Emphasizing judgment

Rushing brings many risks

This may sound familiar. You must make a flight but weather or some other situations have conspired to give you a timeframe that requires superhuman piloting and planning skills. You've probably heard hangar tales and war stories about checkrides deferred again and again while weather patterns seem to conspire to keep worthy applicants grounded. The longer a delay, the greater the frustration. Then, finally, the day arrives that the airplane, examiner, and student are all available--but tornado conditions suddenly develop.

Most designated pilot examiners (DPEs) can relate stories of applicants stressed because of time constraints that pushed the checkride to within days or hours of an authorization's end. Examples of questionable decisions might include the commercial pilot applicant who, during a retest for a ground reference maneuver, elected to fly a direct course to the same practice area used for an unsuccessful demonstration. On the day of the retest, sky conditions were approximately 1,200 feet overcast. Between the departure airport and the practice area lay an area of rising terrain, blanketed with trees and with no place to go should the engine decide to quit. Upon returning to the airfield, the applicant reviewed Federal Aviation Regulation 91.119(a), arguing that the regulation permitted an altitude allowing, if a power unit fails, an emergency landing without undue hazard to persons or property on the surface. His logic went like this: There are no persons, structures, vehicles, or even fences down there.

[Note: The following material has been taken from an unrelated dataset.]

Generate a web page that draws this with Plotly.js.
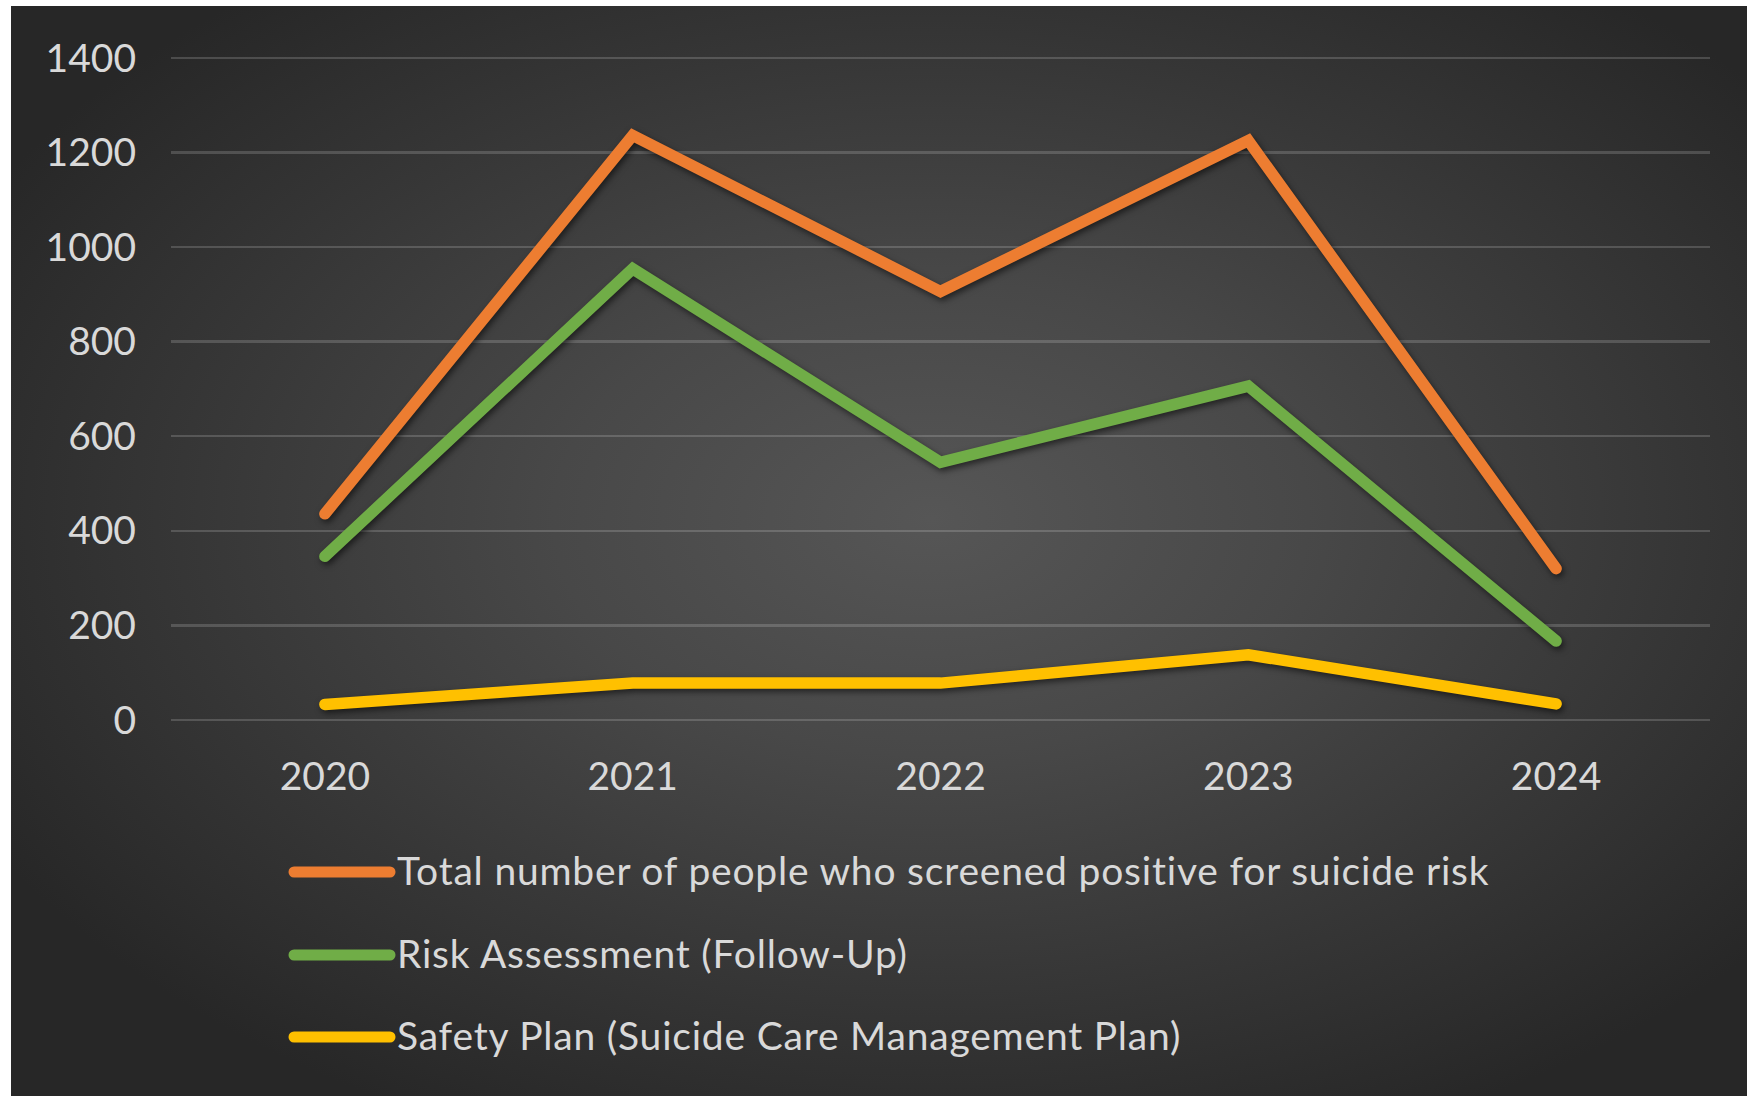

Meeting a small window of opportunity afforded by the slight lifting of a low ceiling for a few hours perhaps clouded that applicant's judgment, for if he had flown a mere two miles north of the forest, a flat river bottom offered an excellent location for the ground reference maneuvers he sought to perform.

Some in the aviation community argue that pilot testing is archaic, and perhaps not serving the industry well. Others disagree vehemently, noting that valid and reliable testing allows evaluation of the process as well as the applicant. The realm of flight is certainly one of those wherein coordination and muscle skills meet cognitive and cerebral abilities. Practical tests remain the most effective and certain means of evaluating judgment and aeronautical decision making, provided those doing the testing are properly equipped to do so.

As an example, consider the applicant and DPE facing the expiration day of the applicant's graduation certificate from a Part 141 program. Waiting until the next day would mandate that the applicant meet all the Part 61 requirements for the certification sought. That would mean significantly more solo flight hours and the accompanying cost. The day is unseasonably warm and humid with visibility near the lower limits in haze, and thunderstorms in the forecast. What heartless examiner would discourage an applicant from trying to use that graduation certificate while it remains valid? Actually, an examiner represents the FAA administrator at that point, and should make no input at all. We exist at that moment to assess an applicant's judgment and aeronautical decision making. Once a DPE accedes to a flight, he has made a tacit statement that the applicant's judgment and decision making are appropriate. Tough call, sometimes.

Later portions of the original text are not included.